Hussein Skenderovic

Personal information
- Date of birth: 11 April 1972 (age 52)
- Place of birth: Australia

Managerial career
- Years: Team
- 2011: St Albans Dinamo
- 2012: Oakleigh Cannons
- 2016: Dandenong Thunder
- 2016–2017: Adelaide United (women)
- 2023: Dibba Al-Hisn

= Hussein Skenderovic =

Australian soccer manager (born 1972)

Hussein Skenderovic (born 11 April 1972) is an Australian soccer manager who last managed Dibba Al-Hisn.

==Early life==

Skenderovic was born in 1972 in Australia. He is of Bosnia and Herzegovina and Croatian descent.

==Career==

In 2012, he was appointed manager of Australian side Oakleigh Cannons.
After that, he was appointed youth manager of Emirati side Ajman. He became the first Australian manager to manage in the United Arab Emirates.
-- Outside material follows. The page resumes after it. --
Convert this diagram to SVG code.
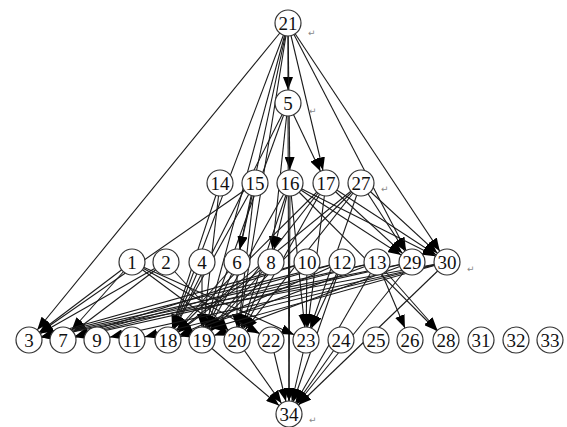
<svg xmlns="http://www.w3.org/2000/svg" width="567" height="427" viewBox="0 0 567 427">
<style>
.e line{stroke:#1a1a1a;stroke-width:1.1;marker-end:url(#a)}
.n circle{fill:#fff;stroke:#333;stroke-width:1.2}
.n text{font-family:"Liberation Serif",serif;font-size:19px;fill:#111;text-anchor:middle;dominant-baseline:central}
.r{font-family:"DejaVu Sans",sans-serif;font-size:9px;fill:#888}
</style>
<defs>
<marker id="a" markerUnits="userSpaceOnUse" markerWidth="14" markerHeight="10" refX="26" refY="5" orient="auto"><path d="M0,0L13,5L0,10z" fill="#000"/></marker>
</defs>
<rect width="567" height="427" fill="#fff"/>
<g class="e" id="connectors">
<line x1="288" y1="23" x2="288" y2="103"/>
<line x1="288" y1="23" x2="290" y2="183"/>
<line x1="288" y1="23" x2="326" y2="183"/>
<line x1="288" y1="23" x2="412" y2="262"/>
<line x1="288" y1="23" x2="447" y2="262"/>
<line x1="288" y1="23" x2="29" y2="340"/>
<line x1="288" y1="23" x2="168" y2="340"/>
<line x1="288" y1="23" x2="202" y2="340"/>
<line x1="288" y1="23" x2="237" y2="262"/>
<line x1="288" y1="23" x2="237" y2="340"/>
<line x1="288" y1="103" x2="326" y2="183"/>
<line x1="288" y1="103" x2="289" y2="414"/>
<line x1="288" y1="103" x2="168" y2="340"/>
<line x1="288" y1="103" x2="202" y2="340"/>
<line x1="288" y1="103" x2="271" y2="262"/>
<line x1="220" y1="183" x2="168" y2="340"/>
<line x1="220" y1="183" x2="202" y2="340"/>
<line x1="255" y1="183" x2="237" y2="262"/>
<line x1="255" y1="183" x2="168" y2="340"/>
<line x1="255" y1="183" x2="237" y2="340"/>
<line x1="255" y1="183" x2="29" y2="340"/>
<line x1="290" y1="183" x2="271" y2="262"/>
<line x1="290" y1="183" x2="306" y2="340"/>
<line x1="290" y1="183" x2="289" y2="414"/>
<line x1="290" y1="183" x2="412" y2="262"/>
<line x1="290" y1="183" x2="447" y2="262"/>
<line x1="290" y1="183" x2="446" y2="340"/>
<line x1="290" y1="183" x2="202" y2="340"/>
<line x1="290" y1="183" x2="237" y2="340"/>
<line x1="326" y1="183" x2="412" y2="262"/>
<line x1="326" y1="183" x2="447" y2="262"/>
<line x1="326" y1="183" x2="202" y2="340"/>
<line x1="326" y1="183" x2="237" y2="340"/>
<line x1="326" y1="183" x2="306" y2="340"/>
<line x1="326" y1="183" x2="168" y2="340"/>
<line x1="361" y1="183" x2="412" y2="262"/>
<line x1="361" y1="183" x2="447" y2="262"/>
<line x1="361" y1="183" x2="237" y2="340"/>
<line x1="361" y1="183" x2="306" y2="340"/>
<line x1="361" y1="183" x2="168" y2="340"/>
<line x1="361" y1="183" x2="202" y2="340"/>
<line x1="132" y1="262" x2="29" y2="340"/>
<line x1="132" y1="262" x2="63" y2="340"/>
<line x1="132" y1="262" x2="237" y2="340"/>
<line x1="132" y1="262" x2="271" y2="340"/>
<line x1="132" y1="262" x2="306" y2="340"/>
<line x1="166" y1="262" x2="29" y2="340"/>
<line x1="166" y1="262" x2="63" y2="340"/>
<line x1="166" y1="262" x2="237" y2="340"/>
<line x1="202" y1="262" x2="168" y2="340"/>
<line x1="202" y1="262" x2="202" y2="340"/>
<line x1="237" y1="262" x2="168" y2="340"/>
<line x1="237" y1="262" x2="237" y2="340"/>
<line x1="237" y1="262" x2="202" y2="340"/>
<line x1="271" y1="262" x2="202" y2="340"/>
<line x1="271" y1="262" x2="237" y2="340"/>
<line x1="271" y1="262" x2="168" y2="340"/>
<line x1="307" y1="262" x2="306" y2="340"/>
<line x1="307" y1="262" x2="29" y2="340"/>
<line x1="307" y1="262" x2="63" y2="340"/>
<line x1="342" y1="262" x2="29" y2="340"/>
<line x1="342" y1="262" x2="63" y2="340"/>
<line x1="342" y1="262" x2="168" y2="340"/>
<line x1="342" y1="262" x2="289" y2="414"/>
<line x1="342" y1="262" x2="306" y2="340"/>
<line x1="377" y1="262" x2="29" y2="340"/>
<line x1="377" y1="262" x2="63" y2="340"/>
<line x1="377" y1="262" x2="410" y2="340"/>
<line x1="377" y1="262" x2="446" y2="340"/>
<line x1="377" y1="262" x2="168" y2="340"/>
<line x1="377" y1="262" x2="289" y2="414"/>
<line x1="412" y1="262" x2="29" y2="340"/>
<line x1="412" y1="262" x2="63" y2="340"/>
<line x1="412" y1="262" x2="289" y2="414"/>
<line x1="412" y1="262" x2="202" y2="340"/>
<line x1="447" y1="262" x2="29" y2="340"/>
<line x1="447" y1="262" x2="97" y2="340"/>
<line x1="447" y1="262" x2="132" y2="340"/>
<line x1="447" y1="262" x2="289" y2="414"/>
<line x1="447" y1="262" x2="168" y2="340"/>
<line x1="202" y1="340" x2="289" y2="414"/>
<line x1="237" y1="340" x2="289" y2="414"/>
<line x1="271" y1="340" x2="289" y2="414"/>
<line x1="306" y1="340" x2="289" y2="414"/>
<line x1="341" y1="340" x2="289" y2="414"/>
</g>
<g class="n" id="n21"><circle cx="288" cy="23" r="13"/><text x="288" y="23">21</text></g>
<g class="n" id="n5"><circle cx="288" cy="103" r="13"/><text x="288" y="103">5</text></g>
<g class="n" id="n14"><circle cx="220" cy="183" r="13"/><text x="220" y="183">14</text></g>
<g class="n" id="n15"><circle cx="255" cy="183" r="13"/><text x="255" y="183">15</text></g>
<g class="n" id="n16"><circle cx="290" cy="183" r="13"/><text x="290" y="183">16</text></g>
<g class="n" id="n17"><circle cx="326" cy="183" r="13"/><text x="326" y="183">17</text></g>
<g class="n" id="n27"><circle cx="361" cy="183" r="13"/><text x="361" y="183">27</text></g>
<g class="n" id="n1"><circle cx="132" cy="262" r="13"/><text x="132" y="262">1</text></g>
<g class="n" id="n2"><circle cx="166" cy="262" r="13"/><text x="166" y="262">2</text></g>
<g class="n" id="n4"><circle cx="202" cy="262" r="13"/><text x="202" y="262">4</text></g>
<g class="n" id="n6"><circle cx="237" cy="262" r="13"/><text x="237" y="262">6</text></g>
<g class="n" id="n8"><circle cx="271" cy="262" r="13"/><text x="271" y="262">8</text></g>
<g class="n" id="n10"><circle cx="307" cy="262" r="13"/><text x="307" y="262">10</text></g>
<g class="n" id="n12"><circle cx="342" cy="262" r="13"/><text x="342" y="262">12</text></g>
<g class="n" id="n13"><circle cx="377" cy="262" r="13"/><text x="377" y="262">13</text></g>
<g class="n" id="n29"><circle cx="412" cy="262" r="13"/><text x="412" y="262">29</text></g>
<g class="n" id="n30"><circle cx="447" cy="262" r="13"/><text x="447" y="262">30</text></g>
<g class="n" id="n3"><circle cx="29" cy="340" r="13"/><text x="29" y="340">3</text></g>
<g class="n" id="n7"><circle cx="63" cy="340" r="13"/><text x="63" y="340">7</text></g>
<g class="n" id="n9"><circle cx="97" cy="340" r="13"/><text x="97" y="340">9</text></g>
<g class="n" id="n11"><circle cx="132" cy="340" r="13"/><text x="132" y="340">11</text></g>
<g class="n" id="n18"><circle cx="168" cy="340" r="13"/><text x="168" y="340">18</text></g>
<g class="n" id="n19"><circle cx="202" cy="340" r="13"/><text x="202" y="340">19</text></g>
<g class="n" id="n20"><circle cx="237" cy="340" r="13"/><text x="237" y="340">20</text></g>
<g class="n" id="n22"><circle cx="271" cy="340" r="13"/><text x="271" y="340">22</text></g>
<g class="n" id="n23"><circle cx="306" cy="340" r="13"/><text x="306" y="340">23</text></g>
<g class="n" id="n24"><circle cx="341" cy="340" r="13"/><text x="341" y="340">24</text></g>
<g class="n" id="n25"><circle cx="376" cy="340" r="13"/><text x="376" y="340">25</text></g>
<g class="n" id="n26"><circle cx="410" cy="340" r="13"/><text x="410" y="340">26</text></g>
<g class="n" id="n28"><circle cx="446" cy="340" r="13"/><text x="446" y="340">28</text></g>
<g class="n" id="n31"><circle cx="481" cy="340" r="13"/><text x="481" y="340">31</text></g>
<g class="n" id="n32"><circle cx="516" cy="340" r="13"/><text x="516" y="340">32</text></g>
<g class="n" id="n33"><circle cx="550" cy="340" r="13"/><text x="550" y="340">33</text></g>
<g class="n" id="n34"><circle cx="289" cy="414" r="13"/><text x="289" y="414">34</text></g>
<text class="r" x="308" y="36">↵</text>
<text class="r" x="309" y="114">↵</text>
<text class="r" x="381" y="192">↵</text>
<text class="r" x="467" y="272">↵</text>
<text class="r" x="309" y="423">↵</text>
</svg>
In 2016, he was appointed manager of Australian side Dandenong Thunder.

==Management style==

Skenderovic managed Australian side Adelaide United. He was described as using "route one tactics" while managing the club.

==Personal life==

Skenderovic can write and read in the Arabic language. He is a native of Melbourne, Australia.